I look now to Hattie McDaniel, the first Black actor to win an Academy Award for her role as ‘Mammy’ in Gone with the Wind (1939), an epic romance set amidst the backdrop of the American Civil War, on a cotton plantation in Atlanta, Georgia. In spite of her historic win, McDaniel was unable to attend the film’s premiere, alongside co-stars Clark Gable and Vivien Lee, due to the theatre being ‘whites only’. Upon her Oscar win, walking from the back of the segregated Coconut Grove, Hattie ascends the stage adorned in baby blue and white gardenias.
She professes: “My heart is too full to tell you just how I feel, and may I say thank you and God bless you.”
Throughout her career, spanning almost two decades, McDaniel was only credited for just over eighty of her three-hundred pictures. As Tessie, Nellie, Queenie and Minnie, Hattie remained a maid, a cook or a ‘house servant’. McDaniel sadly passed in 1952, and shortly thereafter her Oscar was repossessed by creditors. Following a brief period of display within the Drama Department of Howard University, her award was stolen. Seventy years later, it is still yet to be recovered.
My heart beats for Baby Esther.
Crystal LaBeija in The Queen (1968) dir. Frank Simon.
“When I grew up, you wanted to look like Marlene Dietrich, Betty Grable. Fortunately, I didn't know that I really wanted to look like Lena Horne.”
I often sit and ponder the transformative nature of the mid-century Hollywood Star. Plucking a plaything from rural obscurity, who, through bars and dives and Vaudeville, becomes a creature of beauty to be conceptualised, consumed.
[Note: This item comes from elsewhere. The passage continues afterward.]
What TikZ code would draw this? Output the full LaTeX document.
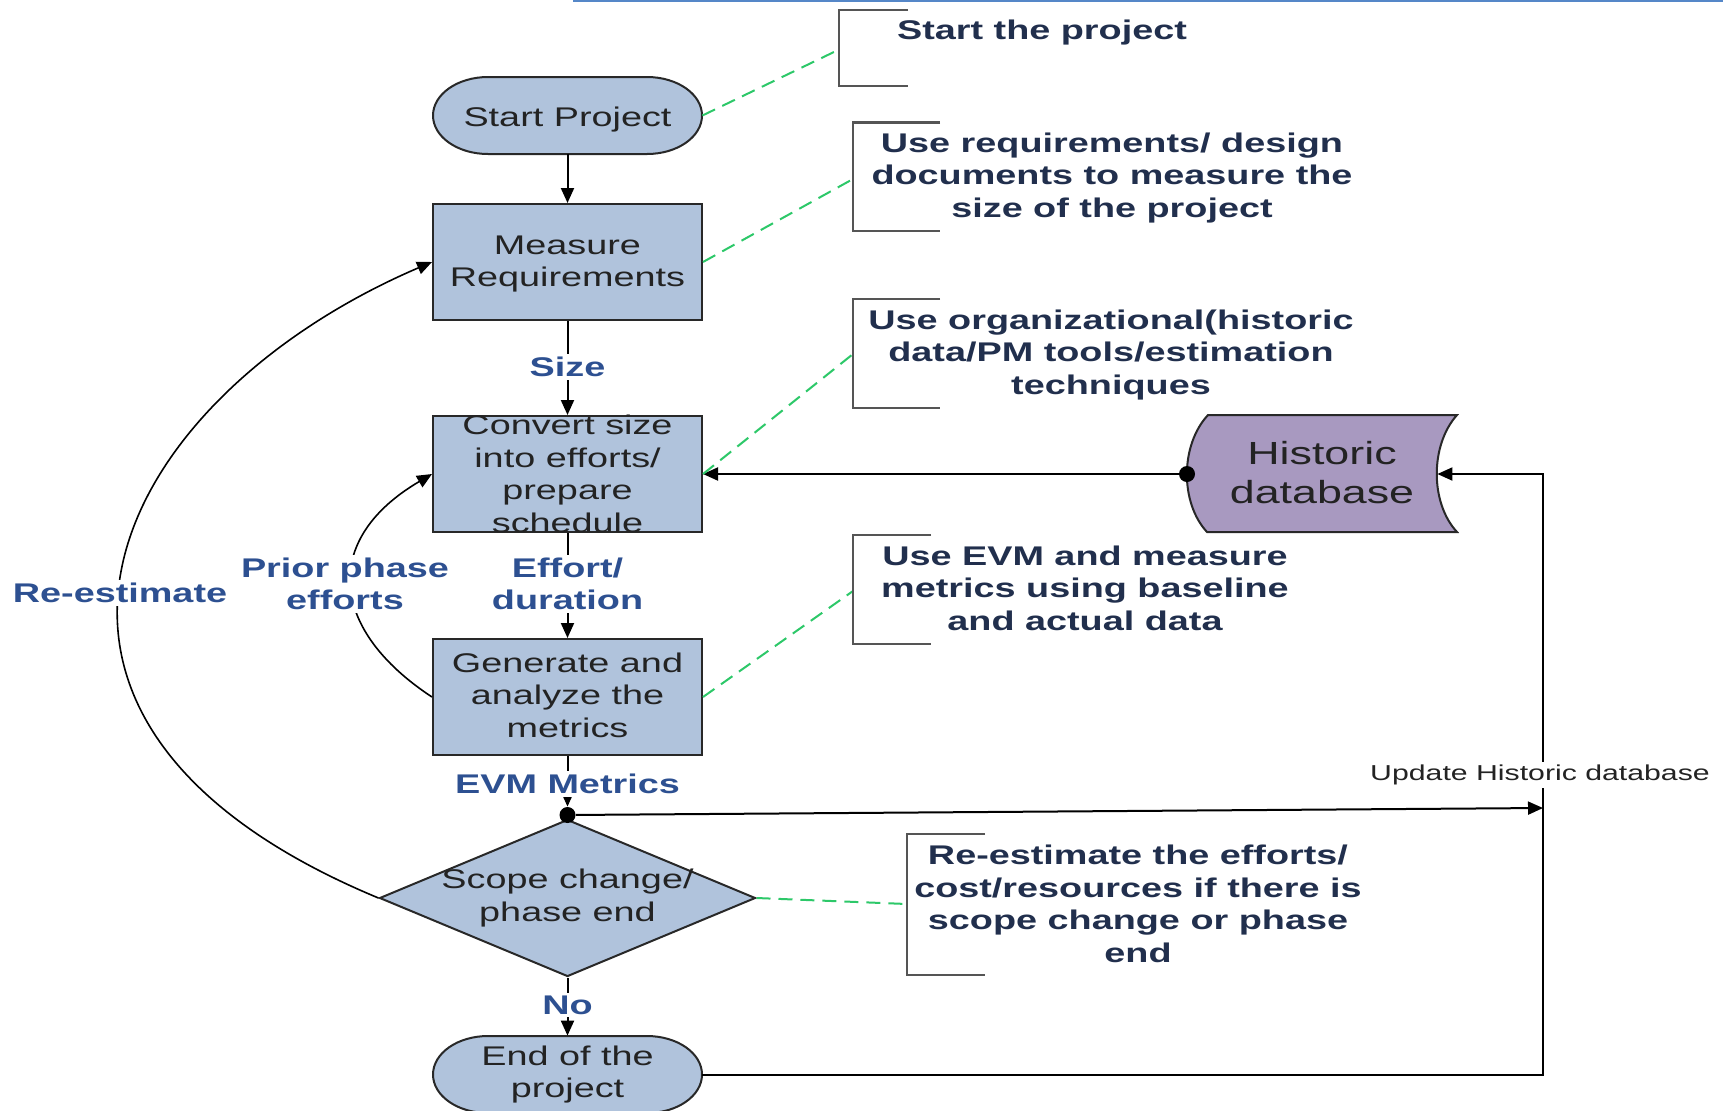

Dead is Kathleen Ruston. No longer Frances of the Gumm Sisters, but: Judy at Carnegie Hall, up in lights. Drag or ‘female impersonation’, as the art form was referred to at the time, effectively mirrors this dual identity.
Before Paris is Burning, there was The Queen.
A glittering historical document which, beneath stage light, chronicles the unravelling of the 1967 Miss All-America Camp Beauty Contest, held at New York City’s Town Hall, serves as one of the few surviving records of drag culture and trans identity in 1960s America, alongside its voyeuristic predecessor Queens at Heart (1967). Within the theatrical poster, we see ‘mistress of ceremonies’ Mother Flawless Sabrina transform across four frames.
A steady devotion to the It Girl image, with plush palms and a flourish of fingertips, Flawless Sabrina becomes debutante-ready-to-dance.
As the plush procession of queens stand in line backstage, each girl awaits her fate. Tights taut and beehives teased, we watch in ribbon sashes Miss Boston, Miss Brooklyn and, finally, Miss Manhattan herself: Crystal LaBeija. As queens twirl and pose, the pageant then unfolds. Miss All-America was positioned for pale, fair-haired Harlow to be graced with bejeweled crown and scepter. Crystal, clearly, feels hurt and horrified. “I have a right to show my colour, darling! I am beautiful, and I know I’m beautiful!”
It pains me to know, dear reader, that whilst Marilyn in death still lives on as a cultural monument through her films and fashion, I feel deeply that Crystal is yet to receive her flowers in abundance. Whilst I can scrawl the World Wide Web for interviews, diaries, ‘lost tapes’ - anything - for the girls of the Golden Age, the same cannot be said for Crystal. LaBeija has become myth and legend to be forever immortalised, sparingly so, within a singular queer artefact.
I see her: bountiful black curls resting atop her shoulders, adorned in crystal shrouds. She is beautiful.